Potential Differential Undercount in 2020 Census Redistricting Data: Los Angeles County, California

  • Author(s): Ong, Paul;
  • Ong, Jonathan
  • et al.
Creative Commons 'BY' version 4.0 license

This Factsheet summarizes the findings from a comparison of population counts for Los Angeles County from the 2020 data for political redistricting (P.L. 94-171 Redistricting Data or PL94) and the 2015-19 American Community Survey (ACS). The Census Bureau conducts an enumeration of the population every decade and compiles the information to assist local officials to redraw political boundaries in response to population changes to ensure that electoral districts are equal in population size. While the goal for every decennial census is a complete and accurate count, it has never been perfect, both missing some individuals and double counting others.2 One serious problem with miscounting is a differential undercount, where the enumeration systematically undercounts some populations and overcounts other populations. That is, the inaccuracies are not proportionately the same across groups.
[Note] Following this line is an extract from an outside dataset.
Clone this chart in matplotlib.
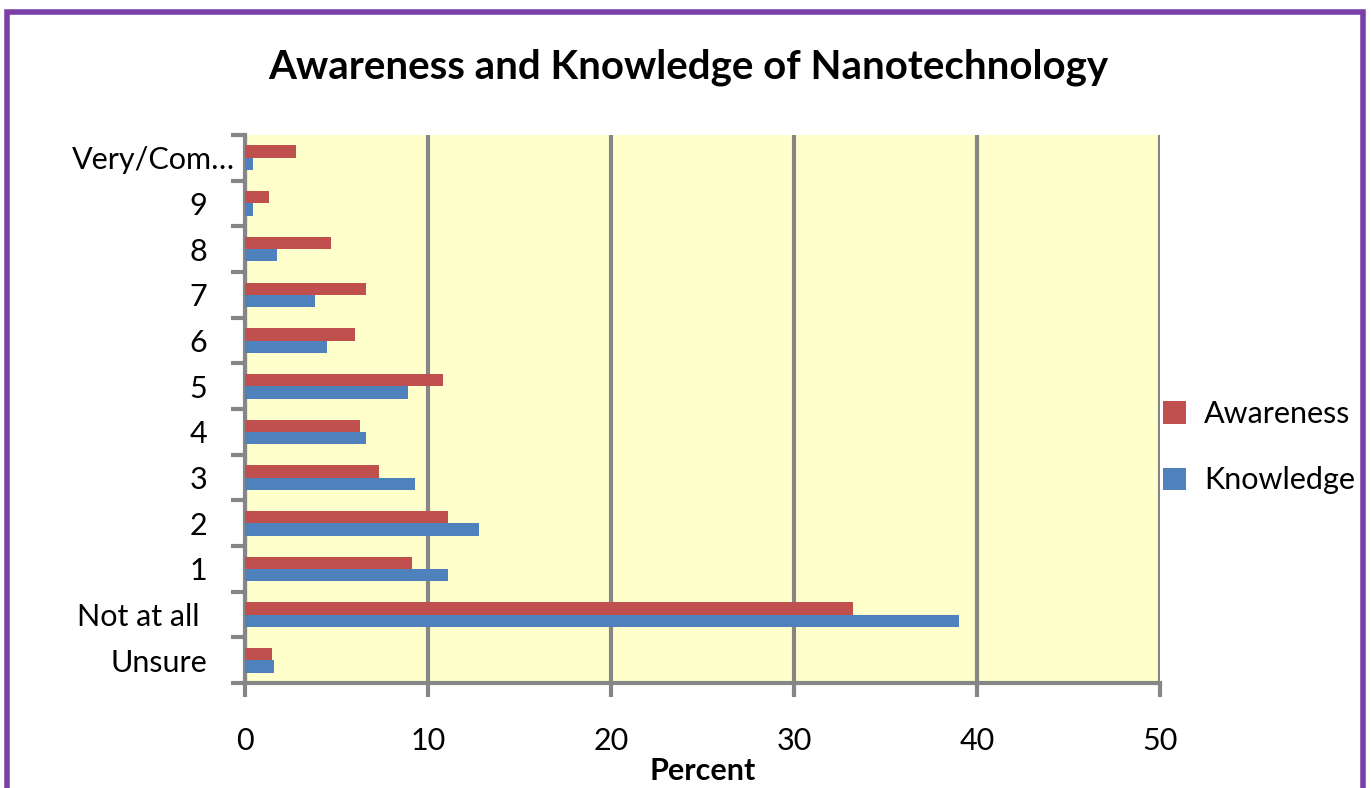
import matplotlib.pyplot as plt
import matplotlib.transforms as mtransforms
from matplotlib.patches import Rectangle
import numpy as np

plt.rcParams['font.family'] = ['Lato', 'DejaVu Sans']

categories = ['Unsure', 'Not at all ', '1', '2', '3', '4', '5', '6', '7', '8', '9', 'Very/Com…']
awareness = [1.5, 33.2, 9.1, 11.1, 7.3, 6.3, 10.8, 6.0, 6.6, 4.7, 1.3, 2.8]
knowledge = [1.6, 39.0, 11.1, 12.8, 9.3, 6.6, 8.9, 4.5, 3.8, 1.75, 0.45, 0.45]
xticks = [0, 10, 20, 30, 40, 50]

red = '#C0504D'
blue = '#4F81BD'
grey = '#868686'

fig = plt.figure(figsize=(13.71, 7.88), dpi=100)
ax = fig.add_axes([0.1787, 0.1332, 0.6674, 0.6955])
ax.set_facecolor('#FFFFCC')

y = np.arange(len(categories))
h = 0.27
ax.barh(y + h/2, awareness, height=h, color=red, label='Awareness', zorder=3)
ax.barh(y - h/2, knowledge, height=h, color=blue, label='Knowledge', zorder=3)

ax.set_xlim(0, 50)
ax.set_ylim(-0.5, len(categories) - 0.5)
ax.set_xticks(xticks)
ax.set_xticklabels([str(v) for v in xticks], fontsize=22)
ax.tick_params(axis='x', length=10, width=3, color=grey, pad=22)
ax.xaxis.grid(True, color=grey, linewidth=3, zorder=1)

ax.set_yticks(y)
ax.set_yticklabels(categories, fontsize=22)
ax.set_yticks(np.arange(-0.5, len(categories)), minor=True)
ax.tick_params(axis='y', which='major', length=0, pad=27)
ax.tick_params(axis='y', which='minor', length=10, width=3, color=grey)

for s in ['top', 'right']:
    ax.spines[s].set_visible(False)
for s in ['left', 'bottom']:
    ax.spines[s].set_color(grey)
    ax.spines[s].set_linewidth(3)

# the long label sits further right in the reference
lab = ax.get_yticklabels()[-1]
lab.set_transform(lab.get_transform() + mtransforms.ScaledTranslation(27/100, 0, fig.dpi_scale_trans))

ax.set_xlabel('Percent', fontsize=22, fontweight='bold', labelpad=1)
fig.text(0.502, 0.915, 'Awareness and Knowledge of Nanotechnology', ha='center', va='center',
         fontsize=29, fontweight='bold')

leg = ax.legend(loc='center left', bbox_to_anchor=(0.99, 0.43), frameon=False, fontsize=22,
                handlelength=0.75, handleheight=0.75, handletextpad=0.6, labelspacing=1.25,
                borderaxespad=0.0)

fig.patches.append(Rectangle((0.005, -0.05), 0.989, 1.035, transform=fig.transFigure,
                             fill=False, edgecolor='#7B3FA8', linewidth=4))

fig.savefig('out.png', dpi=100)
This problem has profound implications within the redistricting process, essentially disenfranchising those missed by the census and undermining the “one person, one vote” principle. There are also economic consequences because governmental allocation formulas are based on population. Differential undercount is deeply embedded in and shaped by existing structures of inequality. It is, therefore, not surprising that historically low-income persons and people of color are disproportionately missed by the enumeration, thus disproportionately undercounted.